Things just kept happening, almost as if I wasn’t in control. I made for another small North Carolina town to meet up with legendary auto writer Jason Torchinsky and whip the infamous Changli. From there, my friend and I journeyed to my hometown of Cleveland, Ohio, where I drove some of Myron Vernis’ legendary car collection and reconnected with old friends whom I hadn’t seen in years. Onto Dayton via friends in Columbus, to visit the finest collection of warbirds America has to offer at the Air Force Museum. Then down to Nashville, for yet more internet friends and a chance behind the wheel at a modern GTO. How could I pass up a chance to visit the Lane Motor Museum while there? Onwards to Asheville, for a relaxing evening in the mountains and a meetup with Allison Scott, a trans rights advocate who has personally inspired me.
Every moment was filled with enjoyment; it was a smorgasbord of lovely conversations with wonderful people and joyful days of travel. By the time we’d ventured back to Greensboro a few weeks later, my friend and I had covered nearly 3,000 miles and my trusty Nikon had snapped close to 2,000 photos.
My initial fears had evaporated—the van had handled everything like a champion. It wasn’t all perfect, of course. What road trip is? My turn signals quit on me at one point due to a loose hazard signal button, but it was repairable with a pocketknife in a Walmart parking lot, and it’s hard to be mad at a 25 year old vehicle for that regardless. More critically, my passenger side rear window was shattered in rural Tennessee by a rock thrown off by a passing semi truck, and required a stop at a rural Ace Hardware—the kind where I’m pretty sure that my friend and I were the only two trans women who had ever stepped foot inside—but we fixed it. My friend, a theatre tech, fashioned a new wooden panel insert for the window that still sits in the van right now and will likely carry me through the rest of my travels. Overnighting from Japan is still solely possible in The Fast and The Furious, and it’ll likely take me months to find a new window. But nothing happened that shook my now rock-steady faith in my turbodiesel home.
The part of being on the road that did that became a recurring—and intense—anxiety was using the restroom. I dress and present feminine, but I still don’t quite “pass” in some situations; that is, people can sometimes tell I’m transgender. When needing to relieve myself, I constantly battled with internal debate: Do I preemptively out myself as a trans woman and use a men’s room, potentially opening me up to harassment, or do I use a women’s room and try to pass, only to be subject to potential legal action and harassment?

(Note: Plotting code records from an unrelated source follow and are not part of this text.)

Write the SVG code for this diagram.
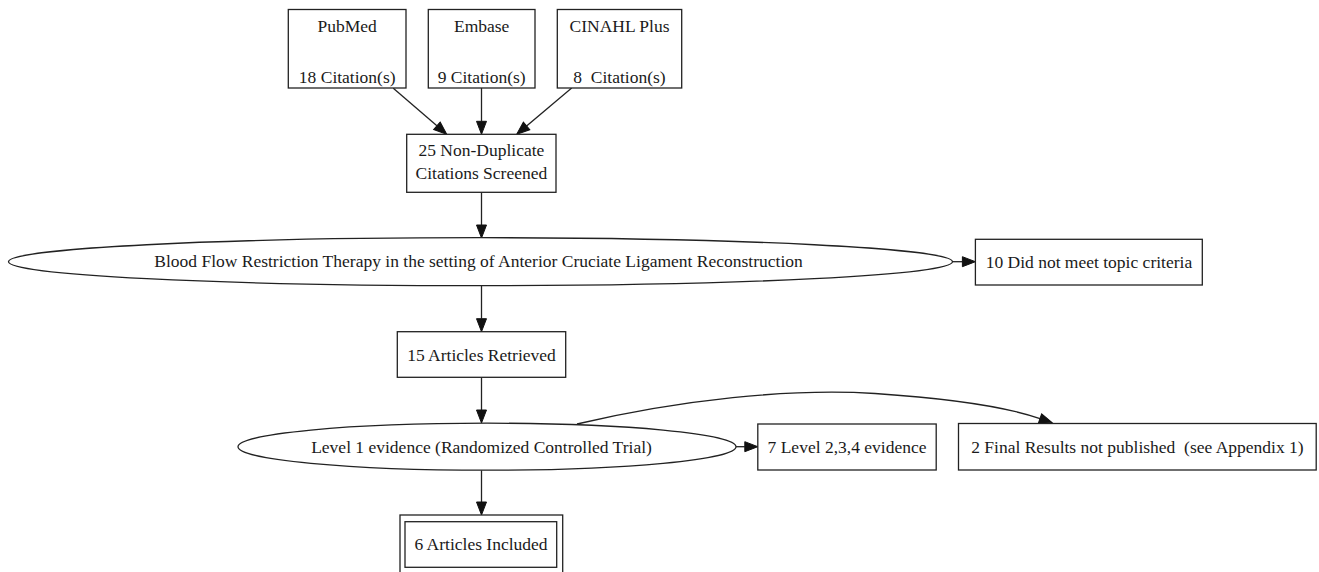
<svg xmlns="http://www.w3.org/2000/svg" width="1319" height="572" viewBox="0 0 1319 572">
<style>
.box{fill:#fff;stroke:#222;stroke-width:1.3}
.t{font-family:"Liberation Serif","Times New Roman",serif;font-size:17.5px;fill:#1a1a1a;text-anchor:middle;white-space:pre}
.e{fill:none;stroke:#222;stroke-width:1.3}
</style>
<defs>
<marker id="ah" markerUnits="userSpaceOnUse" markerWidth="14" markerHeight="12" refX="0" refY="5" orient="auto" viewBox="0 0 14 10" overflow="visible">
<path d="M0,0 L13,5 L0,10 z" fill="#111" stroke="#111" stroke-width="1"/>
</marker>
</defs>
<rect width="1319" height="572" fill="#fff"/>
<g id="connectors">
<path class="e" d="M393.3,88.3 L436.9,125.8" marker-end="url(#ah)"/>
<path class="e" d="M481.5,88 L481.5,121.3" marker-end="url(#ah)"/>
<path class="e" d="M571.7,88 L526.6,125.9" marker-end="url(#ah)"/>
<path class="e" d="M481.5,192.3 L481.5,225" marker-end="url(#ah)"/>
<path class="e" d="M952.6,261.7 L962.4,261.7" marker-end="url(#ah)"/>
<path class="e" d="M481.5,285.5 L481.5,318.7" marker-end="url(#ah)"/>
<path class="e" d="M481.5,377.3 L481.5,410" marker-end="url(#ah)"/>
<path class="e" d="M736,446.7 L744.8,446.7" marker-end="url(#ah)"/>
<path class="e" d="M481.5,470.2 L481.5,502" marker-end="url(#ah)"/>
<path class="e" d="M577,424 C680,400 790,388 875,393.5 C950,398.5 1005,406.5 1040,418.6" marker-end="url(#ah)"/>
</g>
<g id="n_pubmed">
<rect class="box" x="288.3" y="9.5" width="117.7" height="78.5"/>
<text class="t" x="347.2" y="31.7">PubMed</text>
<text class="t" x="347.2" y="83">18 Citation(s)</text>
</g>
<g id="n_embase">
<rect class="box" x="428.3" y="9.5" width="106.7" height="78.5"/>
<text class="t" x="481.7" y="31.7">Embase</text>
<text class="t" x="481.7" y="83">9 Citation(s)</text>
</g>
<g id="n_cinahl">
<rect class="box" x="557.3" y="9.5" width="124.4" height="78.5"/>
<text class="t" x="619.5" y="31.7">CINAHL Plus</text>
<text class="t" x="619.5" y="83" xml:space="preserve">8  Citation(s)</text>
</g>
<g id="n_nondup">
<rect class="box" x="406.7" y="134.3" width="149.3" height="58"/>
<text class="t" x="481.4" y="156">25 Non-Duplicate</text>
<text class="t" x="481.4" y="179.3">Citations Screened</text>
</g>
<g id="n_bfr">
<ellipse class="box" cx="480.5" cy="261.7" rx="472" ry="24"/>
<text class="t" x="478.5" y="267">Blood Flow Restriction Therapy in the setting of Anterior Cruciate Ligament Reconstruction</text>
</g>
<g id="n_notopic">
<rect class="box" x="975.4" y="239.3" width="226.9" height="45.7"/>
<text class="t" x="1088.9" y="268">10 Did not meet topic criteria</text>
</g>
<g id="n_retrieved">
<rect class="box" x="397.3" y="331.7" width="168.4" height="45.6"/>
<text class="t" x="481.5" y="361">15 Articles Retrieved</text>
</g>
<g id="n_level1">
<ellipse class="box" cx="487" cy="446.7" rx="249" ry="23.5"/>
<text class="t" x="481.5" y="452.5">Level 1 evidence (Randomized Controlled Trial)</text>
</g>
<g id="n_level234">
<rect class="box" x="757.8" y="424" width="178.4" height="46"/>
<text class="t" x="847" y="452.5">7 Level 2,3,4 evidence</text>
</g>
<g id="n_final">
<rect class="box" x="958.5" y="423.5" width="357.7" height="46.5"/>
<text class="t" x="1137.4" y="452.5" xml:space="preserve">2 Final Results not published  (see Appendix 1)</text>
</g>
<g id="n_included">
<rect class="box" x="400" y="515" width="162.7" height="60"/>
<rect class="box" x="405" y="521.7" width="151.7" height="45.6"/>
<text class="t" x="481" y="550">6 Articles Included</text>
</g>
</svg>
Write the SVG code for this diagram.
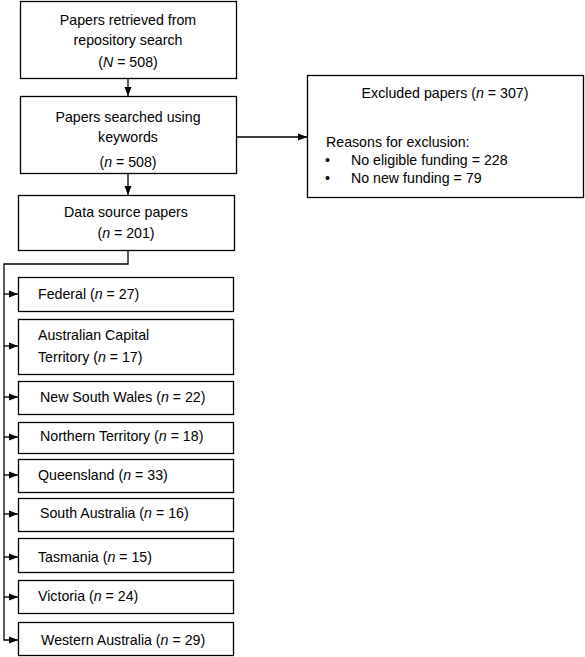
<svg xmlns="http://www.w3.org/2000/svg" width="585" height="657" viewBox="0 0 585 657">
<style>
.b{fill:#fff;stroke:#000;stroke-width:1.3}
text{font-family:"Liberation Sans",Arial,sans-serif;font-size:14.2px;fill:#000}
.c{text-anchor:middle}
.l{fill:none;stroke:#000;stroke-width:1.3}
</style>
<defs>
<marker id="a" viewBox="0 0 9 8" refX="9" refY="4" markerWidth="9" markerHeight="8" markerUnits="userSpaceOnUse" orient="auto">
<path d="M0,0.5 L9,4 L0,7.5 Z" fill="#000"/>
</marker>
</defs>
<g id="connectors">
<line class="l" x1="128" y1="78" x2="128" y2="96" marker-end="url(#a)"/>
<line class="l" x1="128" y1="173" x2="128" y2="195" marker-end="url(#a)"/>
<line class="l" x1="237" y1="137" x2="307" y2="137" marker-end="url(#a)"/>
<polyline class="l" points="128,250 128,264 4,264 4,640 18,640" marker-end="url(#a)"/>
<line class="l" x1="4" y1="294" x2="18" y2="294" marker-end="url(#a)"/>
<line class="l" x1="4" y1="346" x2="18" y2="346" marker-end="url(#a)"/>
<line class="l" x1="4" y1="397" x2="18" y2="397" marker-end="url(#a)"/>
<line class="l" x1="4" y1="437" x2="18" y2="437" marker-end="url(#a)"/>
<line class="l" x1="4" y1="475" x2="18" y2="475" marker-end="url(#a)"/>
<line class="l" x1="4" y1="514" x2="18" y2="514" marker-end="url(#a)"/>
<line class="l" x1="4" y1="557" x2="18" y2="557" marker-end="url(#a)"/>
<line class="l" x1="4" y1="597" x2="18" y2="597" marker-end="url(#a)"/>
</g>
<g id="retrieved">
<rect class="b" x="20.5" y="1.5" width="216" height="77"/>
<text class="c" x="128" y="25">Papers retrieved from</text>
<text class="c" x="128" y="45">repository search</text>
<text class="c" x="128" y="67">(<tspan font-style="italic">N</tspan> = 508)</text>
</g>
<g id="searched">
<rect class="b" x="20.5" y="96.5" width="216" height="77"/>
<text class="c" x="128" y="122">Papers searched using</text>
<text class="c" x="128" y="142">keywords</text>
<text class="c" x="128" y="167">(<tspan font-style="italic">n</tspan> = 508)</text>
</g>
<g id="excluded">
<rect class="b" x="307.5" y="75.5" width="276" height="122"/>
<text class="c" x="445" y="98">Excluded papers (<tspan font-style="italic">n</tspan> = 307)</text>
<text x="326" y="147">Reasons for exclusion:</text>
<text x="325" y="165">•</text>
<text x="351" y="165">No eligible funding = 228</text>
<text x="325" y="183">•</text>
<text x="351" y="183">No new funding = 79</text>
</g>
<g id="datasource">
<rect class="b" x="18.5" y="195.5" width="216" height="55"/>
<text class="c" x="126" y="217">Data source papers</text>
<text class="c" x="126" y="238">(<tspan font-style="italic">n</tspan> = 201)</text>
</g>
<g id="federal">
<rect class="b" x="18.5" y="277.5" width="215" height="34"/>
<text x="38" y="299">Federal (<tspan font-style="italic">n</tspan> = 27)</text>
</g>
<g id="act">
<rect class="b" x="18.5" y="319.5" width="215" height="55"/>
<text x="38" y="340">Australian Capital</text>
<text x="38" y="362">Territory (<tspan font-style="italic">n</tspan> = 17)</text>
</g>
<g id="nsw">
<rect class="b" x="18.5" y="381.5" width="215" height="33"/>
<text x="40" y="402">New South Wales (<tspan font-style="italic">n</tspan> = 22)</text>
</g>
<g id="nt">
<rect class="b" x="18.5" y="422.5" width="215" height="31"/>
<text x="40" y="441">Northern Territory (<tspan font-style="italic">n</tspan> = 18)</text>
</g>
<g id="qld">
<rect class="b" x="18.5" y="459.5" width="215" height="33"/>
<text x="38" y="480">Queensland (<tspan font-style="italic">n</tspan> = 33)</text>
</g>
<g id="sa">
<rect class="b" x="18.5" y="498.5" width="215" height="33"/>
<text x="40" y="518">South Australia (<tspan font-style="italic">n</tspan> = 16)</text>
</g>
<g id="tas">
<rect class="b" x="18.5" y="538.5" width="215" height="34"/>
<text x="38" y="562">Tasmania (<tspan font-style="italic">n</tspan> = 15)</text>
</g>
<g id="vic">
<rect class="b" x="18.5" y="580.5" width="215" height="33"/>
<text x="38" y="601">Victoria (<tspan font-style="italic">n</tspan> = 24)</text>
</g>
<g id="wa">
<rect class="b" x="18.5" y="622.5" width="215" height="33"/>
<text x="41" y="645">Western Australia (<tspan font-style="italic">n</tspan> = 29)</text>
</g>
</svg>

I’d research relevant trans bathroom laws and past legal cases by state as I’d arrive in them to gauge risk, do my vocal training exercises to prevent my lower-pitched voice from putting me in danger, ensure I had shaved and plucked and concealed every errant facial hair the laser hadn’t vaporized yet, and pick out relative lulls in activity so I could race through the bathroom while it was totally vacant.
Despite this, the trip—still a pre-trip, technically!—will surely be one of the most memorable experiences of my lifetime. I had done well the entire time on the road; no panic attacks, never at a loss for words, able to drive hundreds of miles in a single stint. I had done so much I could write ten thousand words about every single day I had in those incredible three weeks.
But we finally got back to my friend’s apartment in Greensboro, the whirlwind paused, and I fell apart. I was in the same place I had been four thousand miles ago. I still had to move out of my home. I still was no closer to clarity on who I was becoming or where I was going. I was coping with ceaseless, dawn to dusk activity; the moment it stopped, I crumbled under the weight of the realization I still couldn’t take my foot off the gas. I purposely packed my itinerary with incredible destinations and had fun doing it, but I still struggled to enjoy the journey and let myself relax.
And yet, it had been three weeks. I needed to pack and move. I drove home via the same route I initially took to Greensboro, caught up on all that I had neglected in the busiest three weeks of my life, and got back to moving all my possessions to storage. Home no longer feels like home, and I am already itching for the road. I’ve put nearly 7,000 miles on my Hiace since I bought it, and I have complete faith in my choice of vehicle. I think I can handle what the open road will throw at me as I look West. I just hope I can still learn to slow down a little.